Data segment –
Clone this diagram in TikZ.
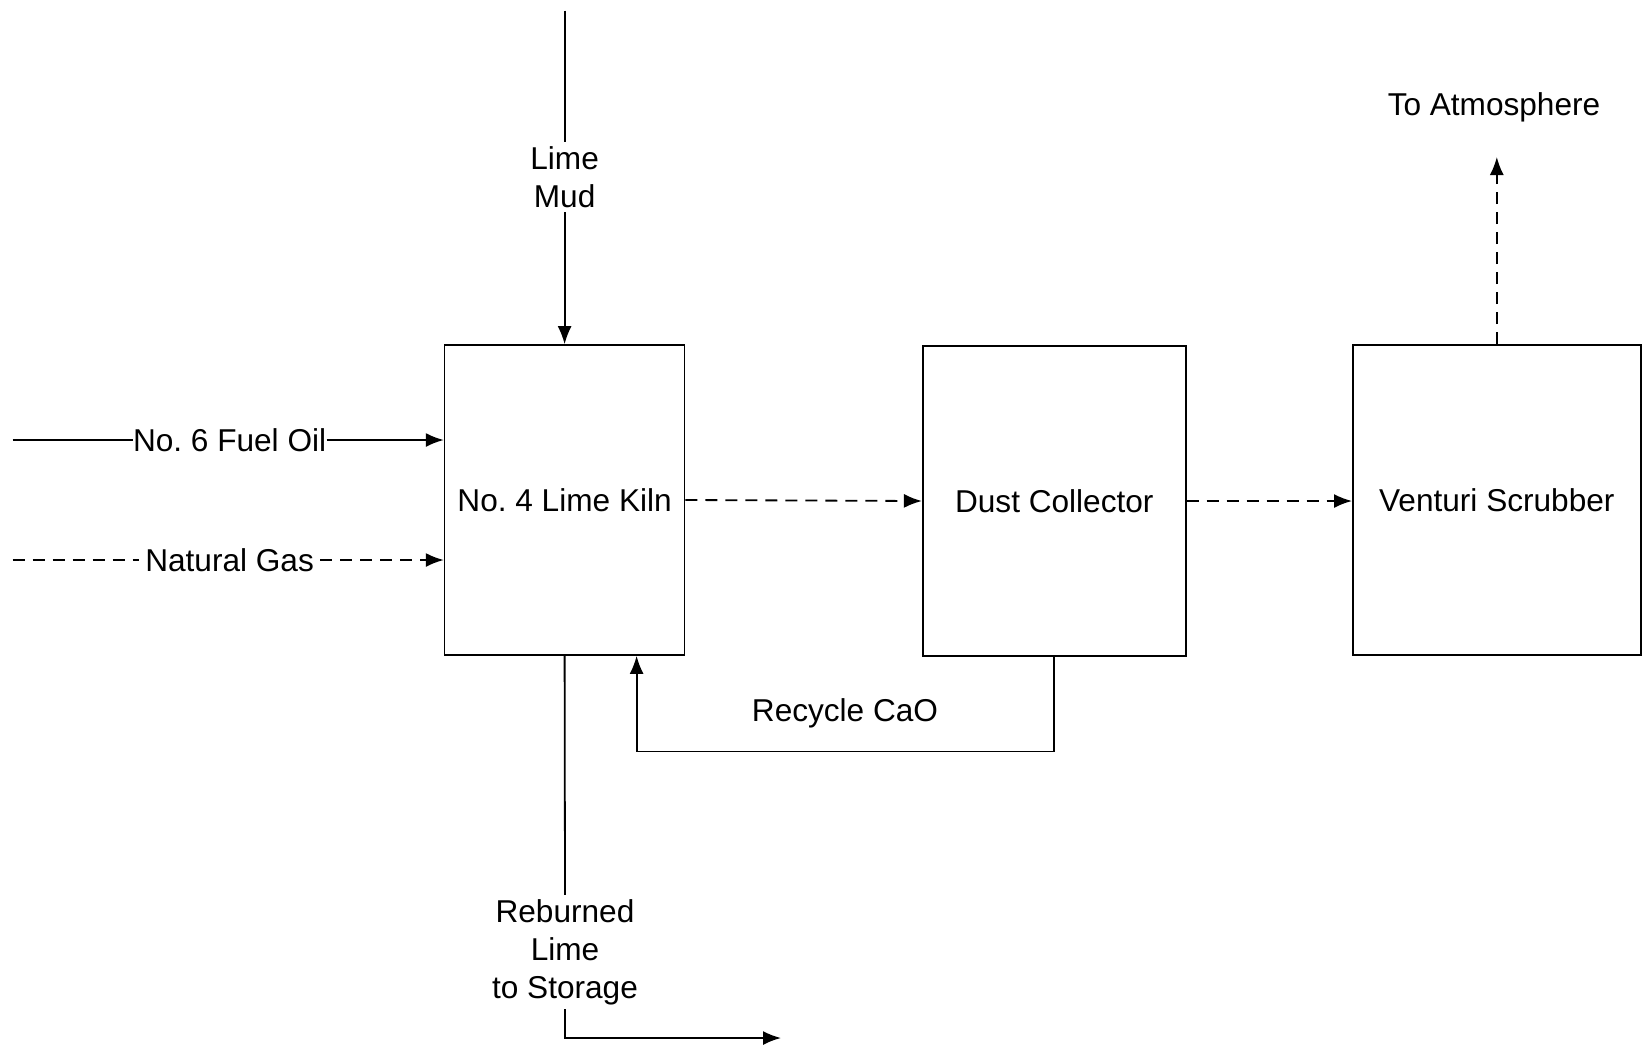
\documentclass[tikz,border=0pt]{standalone}
\usepackage{fontspec}
\setmainfont{Liberation Sans}
\usetikzlibrary{arrows.meta}
\frenchspacing
\begin{document}
\begin{tikzpicture}[
    x=0.5pt, y=-0.5pt,
    unit/.style={draw, line width=0.8pt, inner sep=0pt, align=center},
    lbl/.style={inner sep=2pt, align=center, font=\fontsize{15.8}{19}\selectfont},
    flow/.style={line width=0.9pt, -{Latex[length=9pt,width=7pt]}},
    plain/.style={line width=0.9pt},
    gas/.style={line width=0.9pt, dash pattern=on 6pt off 4pt}
]
\useasboundingbox (0,0) rectangle (1644,1051);

% jednotky
\node[unit, lbl, minimum width=120pt, minimum height=155pt] (kiln) at (564.6,500) {No. 4 Lime Kiln};
\node[unit, lbl, minimum width=131.6pt, minimum height=155pt] (dust) at (1054.3,501) {Dust Collector};
\node[unit, lbl, minimum width=144pt, minimum height=155pt] (venturi) at (1496.8,500) {Venturi Scrubber};

% popisky
\node[lbl] (mud) at (564.6,177) {Lime\\Mud};
\node[lbl, inner xsep=0pt] (oil) at (229.6,440) {No. 6 Fuel Oil};
\node[lbl, inner xsep=3pt] (ng) at (229.6,560) {Natural Gas};
\node[lbl] (atm) at (1494,107) {To Atmosphere};
\node[lbl] (cao) at (845,713) {Recycle CaO};
\node[lbl] (reb) at (565,952) {Reburned\\Lime\\to Storage};

\coordinate (mudtop) at (564.6,10.5);
\coordinate (oilin) at (12.6,440);
\coordinate (ngin) at (12.6,560);
\coordinate (atmend) at (1496.8,157);
\coordinate (store) at (781,1038);

% toky
\draw[plain] (mudtop) -- (mud);
\draw[flow] (mud) -- (kiln.north);
\draw[plain] (oilin) -- (oil.west);
\draw[flow] (oil.east) -- (kiln.west |- oil.east);
\draw[gas] (ngin) -- (ng.west);
\draw[gas, flow] (ng.east) -- (kiln.west |- ng.east);
\draw[gas, flow] (kiln.east) -- (dust.west);
\draw[gas, flow] (dust.east) -- (venturi.west |- dust.east);
\draw[gas, flow] (venturi.north) -- (atmend);

% recyklace
\draw[flow] (dust.south) -- ++(0,94.7) -| ([xshift=36pt]kiln.south);

% vypal
\draw[plain] (kiln.south) -- (reb.north);
\draw[flow] (reb.south) |- (store);
\end{tikzpicture}
\end{document}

Work to complete –
Your task is to reproduce exactly the lines from the start of the data above through the line containing "minimum width=144pt, minimum", leaving every picture out.

Task response –
Clone this diagram in TikZ.
\documentclass[tikz,border=0pt]{standalone}
\usepackage{fontspec}
\setmainfont{Liberation Sans}
\usetikzlibrary{arrows.meta}
\frenchspacing
\begin{document}
\begin{tikzpicture}[
    x=0.5pt, y=-0.5pt,
    unit/.style={draw, line width=0.8pt, inner sep=0pt, align=center},
    lbl/.style={inner sep=2pt, align=center, font=\fontsize{15.8}{19}\selectfont},
    flow/.style={line width=0.9pt, -{Latex[length=9pt,width=7pt]}},
    plain/.style={line width=0.9pt},
    gas/.style={line width=0.9pt, dash pattern=on 6pt off 4pt}
]
\useasboundingbox (0,0) rectangle (1644,1051);

% jednotky
\node[unit, lbl, minimum width=120pt, minimum height=155pt] (kiln) at (564.6,500) {No. 4 Lime Kiln};
\node[unit, lbl, minimum width=131.6pt, minimum height=155pt] (dust) at (1054.3,501) {Dust Collector};
\node[unit, lbl, minimum width=144pt, minimum height=155pt] (venturi) at (1496.8,500) {Venturi Scrubber};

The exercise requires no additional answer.